Ainsi, « tout commence avec la création et la revente des accès persistants par les Initial Access Brokers dont l’activité a connu une nette progression en 2020, affirme Gérôme Billois. Ceux-ci mettent à disposition sur le marché noir des accès dans les réseaux de grandes organisations, pour parfois plusieurs centaines de milliers de dollars ». Les hébergeurs de services « bulletproof », c’est-à-dire résistant aux requêtes judiciaires d’arrêt de service, mais aussi les plateformes d’anonymisation fournissent les infrastructures nécessaires à la réalisation des attaques.

Durant 2020, les plateformes d’attaques se sont renforcées techniquement avec la constitution d’équipes de développement des codes malveillants, mais aussi fonctionnellement avec les négociateurs pour les rançons et des capacités de management d’équipes. À la clé, plusieurs millions de dollars de revenus, voire plusieurs dizaines de millions pour les groupes les plus actifs comme Sodinokibi ou Ryuk. Marine Martin, experte SSI chez AG2R la Mondiale, ajoute que « les gains engendrés par les attaques permettent de structurer de vraies PME du cybercrime, on le voit avec un groupe comme Revil qui a plus de 10 développeurs pour faire vivre et progresser sa plateforme de rançonnage ».

Les plateformes de rançongiciels, pour passer à l’échelle, structurent aujourd’hui des réseaux d’affiliés aux compétences d’intrusions très recherchées. Ils s’occupent de pénétrer dans les réseaux puis d’exfiltrer de l’information avant de déployer la charge malveillante. La rançon est gérée par la plateforme qui reversera entre 10 et 30 % à ses affiliés. À la fin de la chaîne, le blanchiment est nécessaire pour convertir la cryptomonnaie en devises.

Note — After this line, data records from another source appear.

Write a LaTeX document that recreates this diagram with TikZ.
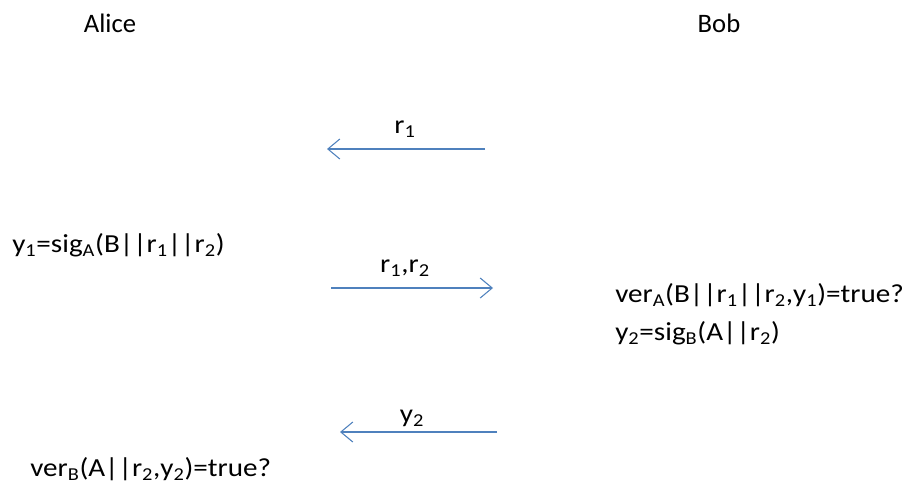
\documentclass[tikz,border=0pt]{standalone}
\usepackage{fontspec}
\setmainfont{Carlito}
\newfontfamily\widefont{Carlito}[FakeStretch=1.12]
\usetikzlibrary{arrows.meta,positioning}
\definecolor{msgblue}{RGB}{79,129,189}

\begin{document}
\begin{tikzpicture}[
  x=0.75pt, y=-0.75pt,
  font=\widefont\fontsize{19.5}{21}\selectfont,
  >={Straight Barb[length=9pt, width=15pt, line width=0.8pt]},
  party/.style={inner sep=0pt, anchor=base, font=\rmfamily\fontsize{20}{20}\selectfont},
  calcnote/.style={inner sep=0pt, anchor=base west, align=left},
  msglabel/.style={inner sep=0pt, anchor=base},
  msg/.style={->, draw=msgblue, line width=1pt},
]
\useasboundingbox (0,0) rectangle (919,489);

% Parties
\node[party] (alice) at (110,32) {Alice};
\node[party] (bob)   at (719,32) {Bob};

% Computations on each side
\node[calcnote] (sigA) at (12,252)  {y\textsubscript{1}=sig\textsubscript{A}(B||r\textsubscript{1}||r\textsubscript{2})};
\node[calcnote] (verA) at (615,340) {ver\textsubscript{A}(B||r\textsubscript{1}||r\textsubscript{2},y\textsubscript{1})=true?\\[7pt]y\textsubscript{2}=sig\textsubscript{B}(A||r\textsubscript{2})};
\node[calcnote] (verB) at (30,476)  {ver\textsubscript{B}(A||r\textsubscript{2},y\textsubscript{2})=true?};

% Message ends
\coordinate (m1from) at (485,149);
\coordinate (m1to)   at (327,149);
\coordinate (m2from) at (331,288);
\coordinate (m2to)   at (493,288);
\coordinate (m3from) at (497,432);
\coordinate (m3to)   at (340,432);

% Messages
\draw[msg] (m1from) -- (m1to);
\node[msglabel] (r1)   at (405,133) {r\textsubscript{1}};
\draw[msg] (m2from) -- (m2to);
\node[msglabel] (r1r2) at (405,272) {r\textsubscript{1},r\textsubscript{2}};
\draw[msg] (m3from) -- (m3to);
\node[msglabel] (y2)   at (412,422) {y\textsubscript{2}};

\end{tikzpicture}
\end{document}
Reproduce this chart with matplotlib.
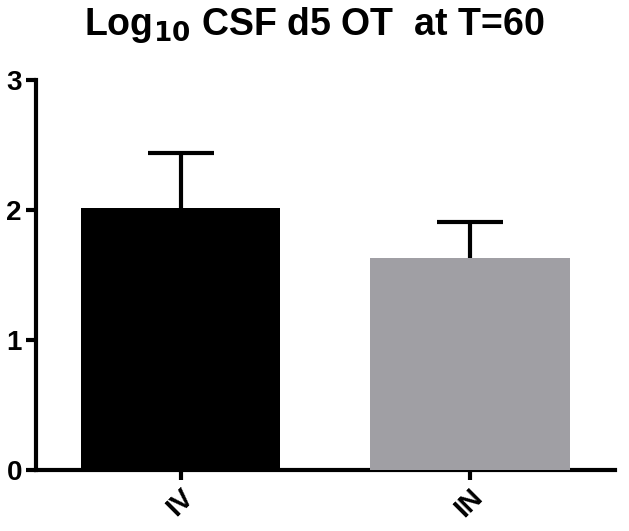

RGPD, la fin de l’indulgence

Lorsque le RGPD est entré en application le 25 mai 2018, les autorités de régulation avaient indiqué qu’il y aurait une période d’indulgence pour permettre aux entreprises de mettre en place leurs stratégies de conformité. Il semble qu’en 2020 cette « indulgence » a réellement pris fin. Les montants des sanctions ont connu des augmentations substantielles avec des sanctions exemplaires à l’encontre de différentes organisations (British Airways, Marriot, Carrefour ou Capital One notamment).

Victimes de cyberattaques, fuites de données ou autres incidents de sécurité, survenus ces dernières années, ces entreprises ont été prises en défaut sur leurs mesures de protection. Les prononcés des sanctions (20 M£ pour Marriot ou 2,25 M€ pour Carrefour par exemple), ont permis de mieux identifier les manquements des entreprises à leurs obligations de sécurité, et leurs conséquences directes sur la réalisation des cyberattaques dont leurs clients et prospects ont été des victimes collatérales.

La présentation s’est terminée sur les perspectives 2021 concernant l’évolution du cadre juridique de la cybersécurité : l’Europe fait de la lutte contre la cybercriminalité avec le renforcement de la cybersécurité des entreprises (révision de la directive NIS notamment), l’une de ses priorités d’action.